It never took much for me to progress from completely sober to dancefloor queen, thinking I had moves that would rival Usher. Since having children, one whiff of alcohol and I look more like a crazy old hag having some kind of seizure.

I must say I miss the freedom of having one too many. That feeling of letting go, completely relaxing and not worrying about which child is asleep, who’s eaten, who has football training or birthday parties to attend the next day and who’s going to ask me why I’m talking funny.

I don’t miss lying in bed watching the ceiling spin until I call desperately to get off the ride so I can drive the porcelain bus. I certainly don’t hanker for the morning after when my tongue is glued to the roof of my mouth and my eyeballs scream as I raise my eyelids. The nasty breath, furry teeth and stomach muscles that are fatigued from the workout they received, not only on the dancefloor, but later over the toilet bowl. Add the calls from friends kindly laughing about all the inappropriate things I said and did, leave me wondering why I chose to have anything to drink in the first place.

Worse than all of that, is waking up to a child. One that doesn’t care if my head is pounding. They merrily climb on me in bed, and bounce on that throbbing head so my brain is rolling around inside my skull, creating echoes that pierce my eardrums. They sing songs that are too loud no matter how softly they are rehearsed, and ask questions that are impossible to process in my pixelated state.
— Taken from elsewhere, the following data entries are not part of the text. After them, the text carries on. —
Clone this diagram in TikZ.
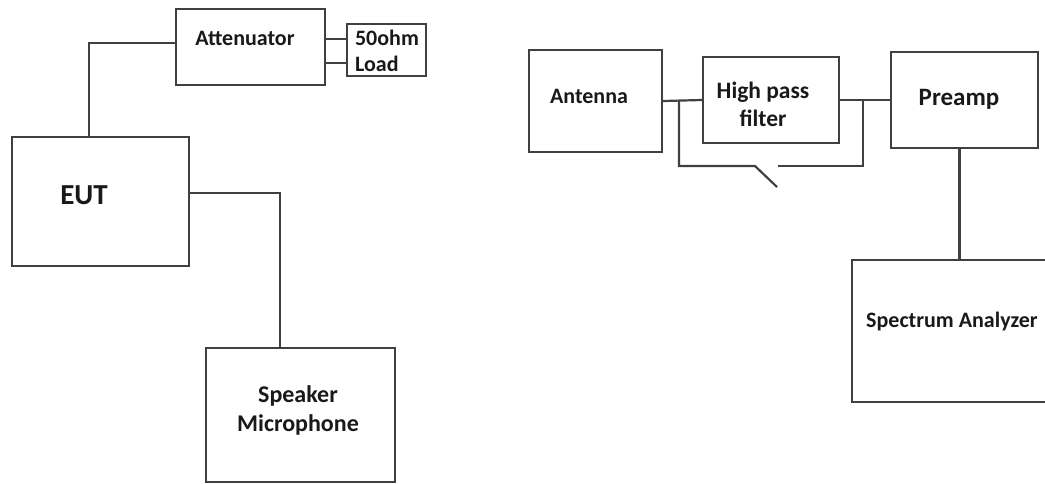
\documentclass[tikz,border=0pt]{standalone}
\usepackage{fontspec}
\setmainfont{Carlito}
\usetikzlibrary{calc}
\tikzset{
    box/.style={draw=black!75, line width=2.2pt, inner sep=0pt},
    txt/.style={font=\bfseries\fontsize{22}{26}\selectfont, text=black!90, inner sep=0pt, align=left},
    wire/.style={draw=black!75, line width=2.2pt}
}
\begin{document}
\begin{tikzpicture}[x=1pt, y=-1pt]
    \useasboundingbox (0,0) rectangle (1045,483);
    \clip (0,0) rectangle (1045,483);
    % left set-up
    \node[box, minimum width=149pt, minimum height=76pt] (att) at (250.5,47) {};
    \node[box, minimum width=79pt, minimum height=52pt] (load) at (386.5,50) {};
    \node[box, minimum width=177pt, minimum height=129pt] (eut) at (100.5,201.5) {};
    \node[box, minimum width=189pt, minimum height=134pt] (spk) at (300.5,415) {};
    \node[txt] (atttxt) at (245,38) {Attenuator};
    \node[txt] (loadtxt) at (387,51) {50ohm\\Load};
    \node[txt, font=\bfseries\fontsize{29}{34}\selectfont] (euttxt) at (84,195) {EUT};
    \node[txt, font=\bfseries\fontsize{24}{29}\selectfont, align=center] (spktxt) at (298,410) {Speaker\\Microphone};

    \draw[wire] ($(eut.north west)!0.435!(eut.north east)$) |- ([yshift=4pt]att.west);
    \draw[wire] ([yshift=8pt]att.east) -- ([yshift=8pt]att.east -| load.west);
    \draw[wire] ([yshift=-16pt]att.east) -- ([yshift=-16pt]att.east -| load.west);
    \draw[wire] ([yshift=8.5pt]eut.east) -| ([xshift=-20.5pt]spk.north);

    % right set-up
    \node[box, minimum width=133pt, minimum height=102pt] (ant) at (595.5,101) {};
    \node[box, minimum width=136pt, minimum height=86pt] (hpf) at (771,100) {};
    \node[box, minimum width=147pt, minimum height=96pt] (pre) at (964.5,100) {};
    \node[box, minimum width=208pt, minimum height=142pt] (spec) at (956,331) {};
    \node[txt] (anttxt) at (589,96) {Antenna};
    \node[txt, font=\bfseries\fontsize{23.5}{28}\selectfont, align=center] (hpftxt) at (763,104) {High pass\\filter};
    \node[txt, font=\bfseries\fontsize{25}{30}\selectfont] (pretxt) at (959,99) {Preamp};
    \node[txt] (spectxt) at (952,322) {Spectrum Analyzer};

    \coordinate (j1) at (679,100);
    \coordinate (j2) at (863,100);
    \coordinate (sw1) at (755,166);
    \coordinate (sw2) at (777,187);
    \coordinate (sw3) at (778,166);

    \draw[wire] (ant.east) -- (hpf.west);
    \draw[wire] (hpf.east) -- (pre.west);
    \draw[wire] (j1) |- (sw1) -- (sw2);
    \draw[wire] (sw3) -| (j2);
    \draw[wire] ([xshift=-5pt]pre.south) -- ([xshift=-5pt]pre.south |- spec.north);
\end{tikzpicture}
\end{document}
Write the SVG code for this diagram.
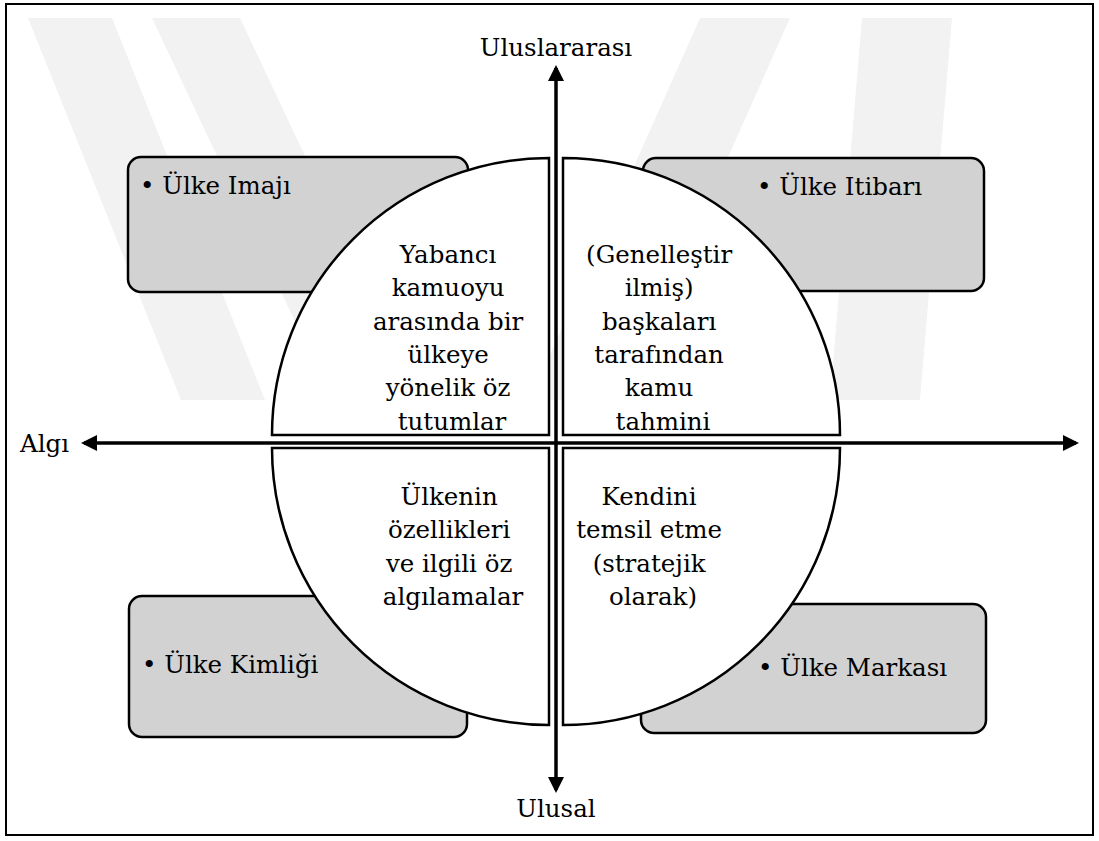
<svg xmlns="http://www.w3.org/2000/svg" width="1099" height="841" viewBox="0 0 1099 841">
  <defs>
    <style>
      .frame { fill: #ffffff; stroke: #000000; stroke-width: 2; }
      .box { fill: #d2d2d2; stroke: #000000; stroke-width: 2.5; }
      .quad { fill: #ffffff; stroke: #000000; stroke-width: 2.5; }
      .axis { fill: none; stroke: #000000; stroke-width: 3.5; }
      .mid { text-anchor: middle; }
      .mark { fill: #f2f2f2; }
    </style>
    <marker id="arrow" viewBox="0 0 16 16" markerUnits="userSpaceOnUse" markerWidth="16" markerHeight="16" refX="13" refY="8" orient="auto-start-reverse">
      <path d="M0,0 L16,8 L0,16 Z" fill="#000000"/>
    </marker>
  </defs>

  <rect class="frame" x="6" y="4" width="1087" height="831"/>

  <!-- faint background mark -->
  <g id="mark">
    <polygon class="mark" points="28,18 112,18 265,400 181,400"/>
    <polygon class="mark" points="152,18 240,18 420,400 332,400"/>
    <polygon class="mark" points="700,18 790,18 620,400 530,400"/>
    <polygon class="mark" points="862,18 952,18 920,400 830,400"/>
  </g>

  <g font-family="DejaVu Serif" font-size="24.5" fill="#000000">
  <!-- grey label boxes sit behind the quarter circles -->
  <g id="box-imaj">
    <rect class="box" x="128" y="157" width="340" height="135" rx="13"/>
    <text x="140" y="194">• Ülke Imajı</text>
  </g>
  <g id="box-itibar">
    <rect class="box" x="643" y="158" width="341" height="133" rx="13"/>
    <text x="757" y="195">• Ülke Itibarı</text>
  </g>
  <g id="box-kimlik">
    <rect class="box" x="129" y="596" width="338" height="141" rx="13"/>
    <text x="142" y="673">• Ülke Kimliği</text>
  </g>
  <g id="box-marka">
    <rect class="box" x="641" y="604" width="345" height="129" rx="13"/>
    <text x="758" y="676">• Ülke Markası</text>
  </g>

  <!-- quarter circles -->
  <g id="quad-tl">
    <path class="quad" d="M549,435 L272,435 A277,277 0 0 1 549,158 Z"/>
    <text class="mid">
      <tspan x="452" y="263">Yabancı</tspan>
      <tspan x="452" y="296.3">kamuoyu</tspan>
      <tspan x="452" y="329.6">arasında bir</tspan>
      <tspan x="452" y="362.9">ülkeye</tspan>
      <tspan x="452" y="396.2">yönelik öz</tspan>
      <tspan x="452" y="429.5">tutumlar</tspan>
    </text>
  </g>
  <g id="quad-tr">
    <path class="quad" d="M563,435 L563,158 A277,277 0 0 1 840,435 Z"/>
    <text class="mid">
      <tspan x="663" y="263">(Genelleştir</tspan>
      <tspan x="663" y="296.3">ilmiş)</tspan>
      <tspan x="663" y="329.6">başkaları</tspan>
      <tspan x="663" y="362.9">tarafından</tspan>
      <tspan x="663" y="396.2">kamu</tspan>
      <tspan x="663" y="429.5">tahmini</tspan>
    </text>
  </g>
  <g id="quad-bl">
    <path class="quad" d="M549,448 L549,725 A277,277 0 0 1 272,448 Z"/>
    <text class="mid">
      <tspan x="453" y="505">Ülkenin</tspan>
      <tspan x="453" y="538.3">özellikleri</tspan>
      <tspan x="453" y="571.6">ve ilgili öz</tspan>
      <tspan x="453" y="604.9">algılamalar</tspan>
    </text>
  </g>
  <g id="quad-br">
    <path class="quad" d="M563,448 L840,448 A277,277 0 0 1 563,725 Z"/>
    <text class="mid">
      <tspan x="653" y="505">Kendini</tspan>
      <tspan x="653" y="538.3">temsil etme</tspan>
      <tspan x="653" y="571.6">(stratejik</tspan>
      <tspan x="653" y="604.9">olarak)</tspan>
    </text>
  </g>

  <!-- axes -->
  <g id="connectors">
    <line class="axis" x1="84" y1="443" x2="1076" y2="443" marker-start="url(#arrow)" marker-end="url(#arrow)"/>
    <line class="axis" x1="556" y1="68" x2="556" y2="790" marker-start="url(#arrow)" marker-end="url(#arrow)"/>
  </g>

  <!-- axis labels -->
  <g id="axis-labels">
    <text class="mid" x="556" y="56">Uluslararası</text>
    <text class="mid" x="556" y="817">Ulusal</text>
    <text x="20" y="452">Algı</text>
  </g>
  </g>
</svg>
Being out of commission is not an option as a parent. To bury yourself under the covers and have your partner bring you vegemite toast, water, OJ, cups of tea, fast food burgers and finally a bucket to have a second tasting of all of the above, is a luxury you can rarely afford when children are around. Kids simply don’t care if you were slightly over-served the night before.

The only way through is a “movie day” where you doze in and out of nausea on the couch and let them think they are having the best day ever because mum hasn’t told them to turn the TV off and go outside and play!

With an upcoming family wedding to celebrate, I'm thinking I may go hard with a lemon, lime and bitters...

Have you had a hangover since becoming a parent? How do you get through?

Kylie
EBeditor
I barely drink anymore purely because parenting hungover is so awful! Preferably they stay with family overnight so you can sleep in and have a greasy breakfast and strong coffee before starting your parenting shift again.
skylark
I do it every so often, always when I know there is a husband on duty for the day after, or if the little one is safely with grandma and grandpa for the next day. I do enjoy a big night out, it's nice to shake off all the mummy-ness now and then, and especially good when husband and I both get to go out together. A reminder of the naughty boy and naughty girl we were when we met.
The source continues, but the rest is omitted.